Bryant was the PR's personal attorney, and delivery of the elective share claim to Bryant, as the “alter-ego of his client,” was delivery to the PR under § 62-2-205(a).4

REVERSED AND REMANDED.5

FOOTNOTES

1.   Petitioner attempts to analogize this case with In re Estate of Tollison, 320 S.C. 132, 463 S.E.2d 611 (Ct.App.1995).  Tollison interprets the manner of delivery of a claim against the estate to the PR pursuant to S.C.Code Ann. § 62-3-804(1) (Supp.1998).   The language of this provision is identical to § 62-2-205(a) in that both require mailing or delivering the claim to the PR.   In Tollison, the Court of Appeals, found the provision was procedural and applied a liberal construction.   The court held the mailing of the claim to the PR, through his attorney, constituted proper presentation of the claim.   However, because this Court has held the elective share statute is to be strictly construed, Tollison is not applicable.

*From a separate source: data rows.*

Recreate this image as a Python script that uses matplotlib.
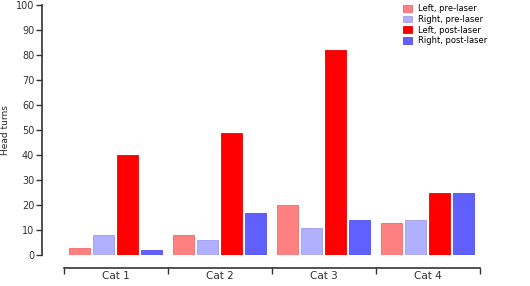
import numpy as np
import matplotlib.pyplot as plt

categories = ["Cat 1", "Cat 2", "Cat 3", "Cat 4"]
series_names = ["Left, pre-laser", "Right, pre-laser", "Left, post-laser", "Right, post-laser"]
left_pre = [3, 8, 20, 13]
right_pre = [8, 6, 11, 14]
left_post = [40, 49, 82, 25]
right_post = [2, 17, 14, 25]
colors = ["#ff8080", "#b0b0ff", "#ff0000", "#6060ff"]
edges = ["#f06a6a", "#9c9cf0", "#f00000", "#5050f0"]

fig = plt.figure(figsize=(5.3, 2.86), dpi=100)
ax = fig.add_axes([64/530, 31/286, 416/530, 250/286])

x = np.arange(len(categories))
pitch = 24/104
width = 21/104
for i, vals in enumerate([left_pre, right_pre, left_post, right_post]):
    pos = x + 0.5 + (i - 1.5) * pitch - 0.008
    ax.bar(pos, vals, width=width, color=colors[i], edgecolor=edges[i],
           linewidth=0.6, label=series_names[i])

ax.set_xlim(0, 4)
ax.set_ylim(0, 100)
ax.set_yticks(range(0, 101, 10))
ax.set_xticks([0, 1, 2, 3, 4])
ax.set_xticklabels([])
ax.set_xticks(x + 0.5, minor=True)
ax.set_xticklabels(categories, minor=True)
ax.tick_params(axis="x", which="minor", length=0, pad=2, labelsize=7.5, labelcolor="#333333")
ax.tick_params(axis="x", which="major", length=4, width=1, color="#333333", direction="out")
ax.tick_params(axis="y", length=4, width=1, color="#333333", labelsize=7, labelcolor="#333333", pad=1.5)

for s in ["top", "right"]:
    ax.spines[s].set_visible(False)
ax.spines["left"].set_position(("outward", 16))
ax.spines["bottom"].set_position(("outward", 9.5))
ax.spines["left"].set_linewidth(1.2)
ax.spines["bottom"].set_linewidth(1.2)
ax.spines["left"].set_color("#333333")
ax.spines["bottom"].set_color("#333333")

ax.set_ylabel("Head turns", fontsize=6.5, color="#222222", labelpad=4)

leg = ax.legend(loc="upper left", bbox_to_anchor=(335/416, 1.02), fontsize=6,
                frameon=False, handlelength=1.1, handleheight=0.9,
                labelspacing=0.2, handletextpad=0.7, borderpad=0)

fig.savefig("out.png", dpi=100)
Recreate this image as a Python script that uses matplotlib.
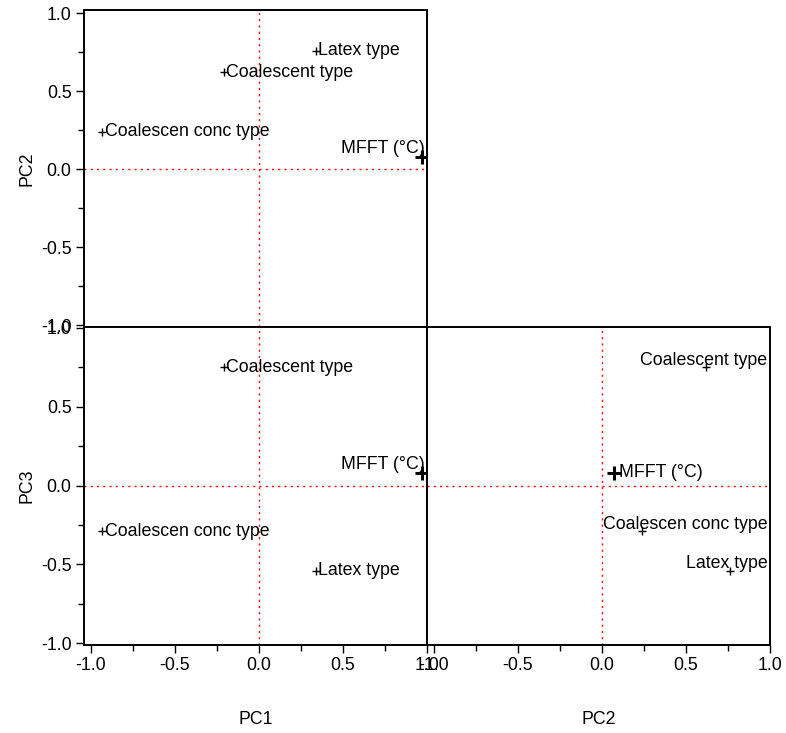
import matplotlib
matplotlib.use("Agg")
import matplotlib.pyplot as plt
from matplotlib.ticker import MultipleLocator
from matplotlib.transforms import blended_transform_factory

plt.rcParams['font.family'] = ['Liberation Sans', 'DejaVu Sans']

# loadings
labels = ["MFFT (°C)", "Latex type", "Coalescent type", "Coalescen conc type"]
pc1 = [0.97, 0.34, -0.21, -0.93]
pc2 = [0.075, 0.76, 0.62, 0.24]
pc3 = [0.08, -0.54, 0.75, -0.29]

fig = plt.figure(figsize=(7.86, 7.33), dpi=100)

W, H = 786, 733
def box(l, t, r, b):
    return [l / W, 1 - b / H, (r - l) / W, (b - t) / H]

ax12 = fig.add_axes(box(84, 10, 427, 327))   # PC1 vs PC2
ax13 = fig.add_axes(box(84, 327, 427, 645))  # PC1 vs PC3
ax23 = fig.add_axes(box(427, 327, 770, 645)) # PC2 vs PC3

fs = 12.8

def style(ax, ylim, show_x, show_y):
    ax.set_xlim(-1.04, 1.0)
    ax.set_ylim(*ylim)
    ax.axhline(0, color='red', ls=(0, (1.5, 3)), lw=1)
    ax.axvline(0, color='red', ls=(0, (1.5, 3)), lw=1)
    for s in ax.spines.values():
        s.set_linewidth(1.4)
        s.set_color('black')
    ax.xaxis.set_major_locator(MultipleLocator(0.5))
    ax.xaxis.set_minor_locator(MultipleLocator(0.25))
    ax.yaxis.set_major_locator(MultipleLocator(0.5))
    ax.yaxis.set_minor_locator(MultipleLocator(0.25))
    ax.tick_params(which='both', direction='out', labelsize=fs, width=1)
    ax.tick_params(which='major', length=6, pad=3)
    ax.tick_params(which='minor', length=4)
    ax.xaxis.set_major_formatter(plt.FormatStrFormatter('%.1f'))
    ax.yaxis.set_major_formatter(plt.FormatStrFormatter('%.1f'))
    if not show_x:
        ax.tick_params(axis='x', which='both', bottom=False, labelbottom=False)
    if not show_y:
        ax.tick_params(axis='y', which='both', left=False, labelleft=False)

style(ax12, (-1.012, 1.02), False, True)
style(ax13, (-1.012, 1.006), True, True)
style(ax23, (-1.012, 1.006), True, False)

def plot_left(ax, xs, ys):
    for i, (x, y, lab) in enumerate(zip(xs, ys, labels)):
        if i == 0:
            ax.plot(x, y, marker='+', ms=10, mew=2.2, color='black')
            ax.annotate(lab, (x, y), xytext=(2, 0), textcoords='offset points',
                        ha='right', va='bottom', fontsize=fs)
        else:
            ax.plot(x, y, marker='+', ms=6, mew=1, color='black')
            ax.annotate(lab, (x, y), xytext=(1.5, 0), textcoords='offset points',
                        ha='left', va='center', fontsize=fs)

plot_left(ax12, pc1, pc2)
plot_left(ax13, pc1, pc3)

tr = blended_transform_factory(ax23.transAxes, ax23.transData)
for i, (x, y, lab) in enumerate(zip(pc2, pc3, labels)):
    if i == 0:
        ax23.plot(x, y, marker='+', ms=10, mew=2.2, color='black')
        ax23.annotate(lab, (x, y), xytext=(3, 0), textcoords='offset points',
                      ha='left', va='center', fontsize=fs)
    else:
        ax23.plot(x, y, marker='+', ms=6, mew=1, color='black')
        ax23.text(0.992, y + 0.045, lab, transform=tr, ha='right', va='center', fontsize=fs)

ax13.set_xlabel("PC1", fontsize=fs, labelpad=26)
ax23.set_xlabel("PC2", fontsize=fs, labelpad=26)
ax12.set_ylabel("PC2", fontsize=fs, labelpad=4)
ax13.set_ylabel("PC3", fontsize=fs, labelpad=4)

fig.savefig("out.png", dpi=100)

2.   Rule 4, SCRCP, applies to service of the complaint and summons.   Rule 5, SCRCP, applies to service of the answer, other pleadings, motions and orders.

3.   See S.C.Code Ann. § 62-3-1305 (1987) (regarding sale of real estate);  § 62-1-401 (1987) (regarding personal service in guardianship proceedings).

4.   We leave for another time the question whether the attorney/client relationship between the attorney for the estate and the personal representative is sufficient to trigger the “alter-ego” theory of delivery.

5.   Because we decide delivery was effective when made to Bryant, as the “alter-ego of the client,” we decline to address petitioner's remaining arguments.

BURNETT, Justice:

FINNEY, C.J., TOAL, MOORE, and WALLER, JJ., concur.